Its abuse in the service of power, on the other hand, deserves the sharpest hostility and contempt. This past weekend, like clockwork, Netanyahu took a break from orchestrating ongoing war crimes against Palestinians to exploit the “legacy of Auschwitz” from the Yad Vashem Holocaust memorial museum (Sunday April 7). Speaking from the museum's Warsaw Ghetto Square, he repeated the familiar diplomatic theme: “The murderous hatred against the Jews has not passed from the world, but it simply was replaced by murderous hatred against the Jewish state.” In remarks at Auschwitz the same day, Israel Defense Forces (IDF) chief of staff Benny Gantz hammered away at the same theme: “The State of Israel is the assurance that such an atrocity doesn't repeat itself, and the IDF is the shield that protects the national home, a safe haven for the entire Jewish people.”
From both diplomatic sources and much Israeli and Western scholarship, demands for such flag-waving memorialization abound. Any criticism of Israel risks defamation in line with the above theme, and fully principled criticism almost guarantees it. As Joseph Massad has written, “Palestinian history, to the extent that it forced itself on Zionism,” is presented “as a continuation of European anti-Semitism.” And the same goes for any opposition to erasure of this history. In particular, responsible intellectuals tell us that to consistently oppose the program of “population transfer” – maybe the most reactionary answer to inter-community relations short of physical annihilation – is effectively racist. It took population transfer for Israel to achieve a Jewish majority, and a Jewish majority state is the only just answer to Nazi crimes; thus the indigenous Palestinian presence was, and is, an anti-Semitic threat by virtue of its very existence.
On this anniversary of the Warsaw uprising, the anti-fascist resistance of decades gone by deserves to be honoured. But the Israeli leadership, and those who fail to oppose them, have forfeited their place in decent commemorations. The question of what tactical alliances may be appropriate to isolate and defeat the enduring (if relatively marginal) threat of anti-Semitic white supremacy deserves careful consideration. But in the final count, the lessons of this history need to translate into an unflinching and much broader anti-racism.

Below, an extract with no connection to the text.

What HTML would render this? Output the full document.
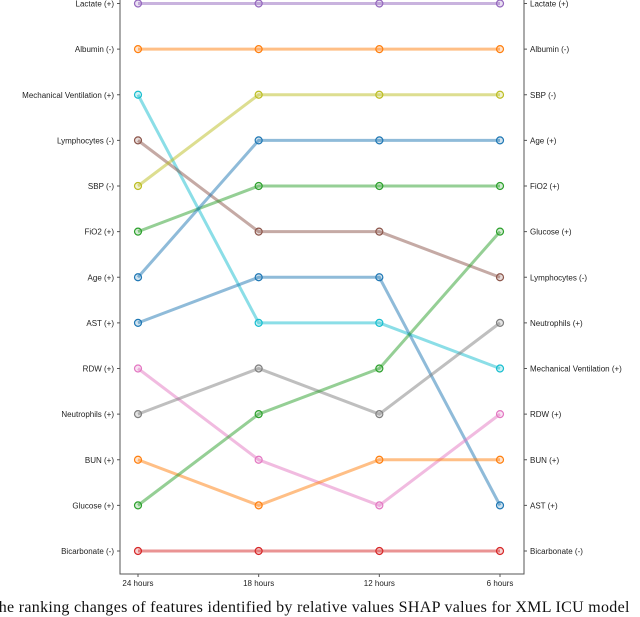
<!DOCTYPE html>
<html><head><meta charset="utf-8"><style>
html,body{margin:0;padding:0;background:#fff;width:640px;height:607px;overflow:hidden}
svg{display:block}
text{font-family:"Liberation Sans","DejaVu Sans",sans-serif;font-size:8px;fill:#222}
.cap{position:absolute;left:-6px;top:599px;width:660px;font:16px "Liberation Serif",serif;white-space:nowrap;color:#111;letter-spacing:0.3px}
</style></head><body>
<svg id="chart" width="640" height="607" viewBox="0 0 640 607"></svg>
<div class="cap">the ranking changes of features identified by relative values SHAP values for XML ICU model</div>
<script>
const timepoints = ["24 hours","18 hours","12 hours","6 hours"];
const features = ["Lactate (+)","Albumin (-)","Mechanical Ventilation (+)","Lymphocytes (-)","SBP (-)","FiO2 (+)","Age (+)","AST (+)","RDW (+)","Neutrophils (+)","BUN (+)","Glucose (+)","Bicarbonate (-)"];
const ranksLactate = [1,1,1,1];
const ranksAlbumin = [2,2,2,2];
const ranksMechVent = [3,8,8,9];
const ranksLymph = [4,6,6,7];
const ranksSBP = [5,3,3,3];
const ranksFiO2 = [6,5,5,5];
const ranksAge = [7,4,4,4];
const ranksAST = [8,7,7,12];
const ranksRDW = [9,11,12,10];
const ranksNeutro = [10,9,10,8];
const ranksBUN = [11,12,11,11];
const ranksGlucose = [12,10,9,6];
const ranksBicarb = [13,13,13,13];
const allRanks = [ranksLactate,ranksAlbumin,ranksMechVent,ranksLymph,ranksSBP,ranksFiO2,ranksAge,ranksAST,ranksRDW,ranksNeutro,ranksBUN,ranksGlucose,ranksBicarb];
const colors = ["#9467bd","#ff7f0e","#17becf","#8c564b","#bcbd22","#2ca02c","#1f77b4","#1f77b4","#e377c2","#7f7f7f","#ff7f0e","#2ca02c","#d62728"];

const NS="http://www.w3.org/2000/svg";
const svg=document.getElementById('chart');
const X0=138,X1=500,Y0=3.5,Y1=551;
const xs=i=>X0+(X1-X0)*i/(timepoints.length-1);
const ys=r=>Y0+(Y1-Y0)*(r-1)/12;
function mk(tag,attrs,parent){const e=document.createElementNS(NS,tag);for(const k in attrs)e.setAttribute(k,attrs[k]);(parent||svg).appendChild(e);return e;}

const frame=mk('path',{d:'M120,-5 V574 H524 V-5',fill:'none',stroke:'#555','stroke-width':1});



timepoints.forEach((t,i)=>{
  const tk=mk('line',{x1:xs(i),x2:xs(i),y1:574,y2:577,stroke:'#555'});
  
  
  const tx=mk('text',{x:xs(i),y:586,'text-anchor':'middle'});tx.textContent=t;
  
  
});

const rightLabels=[];
features.forEach((f,k)=>{rightLabels[allRanks[k][3]-1]=f;});
for(let r=1;r<=13;r++){
  const y=ys(r);
  mk('line',{x1:117,x2:120,y1:y,y2:y,stroke:'#555'});
  mk('line',{x1:524,x2:527,y1:y,y2:y,stroke:'#555'});
  const lk=features.findIndex((f,k)=>allRanks[k][0]===r);
  const lt=mk('text',{x:114,y:y+3,'text-anchor':'end'});lt.textContent=features[lk];
  
  
  const rt=mk('text',{x:530,y:y+3,'text-anchor':'start'});rt.textContent=rightLabels[r-1];
  
  
}

allRanks.forEach((rk,k)=>{
  const g=mk('g',{});
  
  
  const pts=rk.map((r,i)=>xs(i)+','+ys(r)).join(' ');
  mk('polyline',{points:pts,fill:'none',stroke:colors[k],'stroke-width':3,'stroke-opacity':0.5},g);
  rk.forEach((r,i)=>{
    const c=mk('circle',{cx:xs(i),cy:ys(r),r:3.5,fill:colors[k],'fill-opacity':0.2,stroke:colors[k],'stroke-width':1.2},g);
    
    
  });
});
</script>
</body></html>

Today this will bring leftists into open conflict with those invoking a hollowed politics of resistance in the name of state policy. This is tragic but unavoidable. Where this immense mess causes unnecessary hesitation on important questions of principle, it only adds further insult to injury. •
Dan Freeman-Maloy is an activist and writer based between Britain, Canada and Quebec. He hosts a writings site at notesonhypocrisy.com.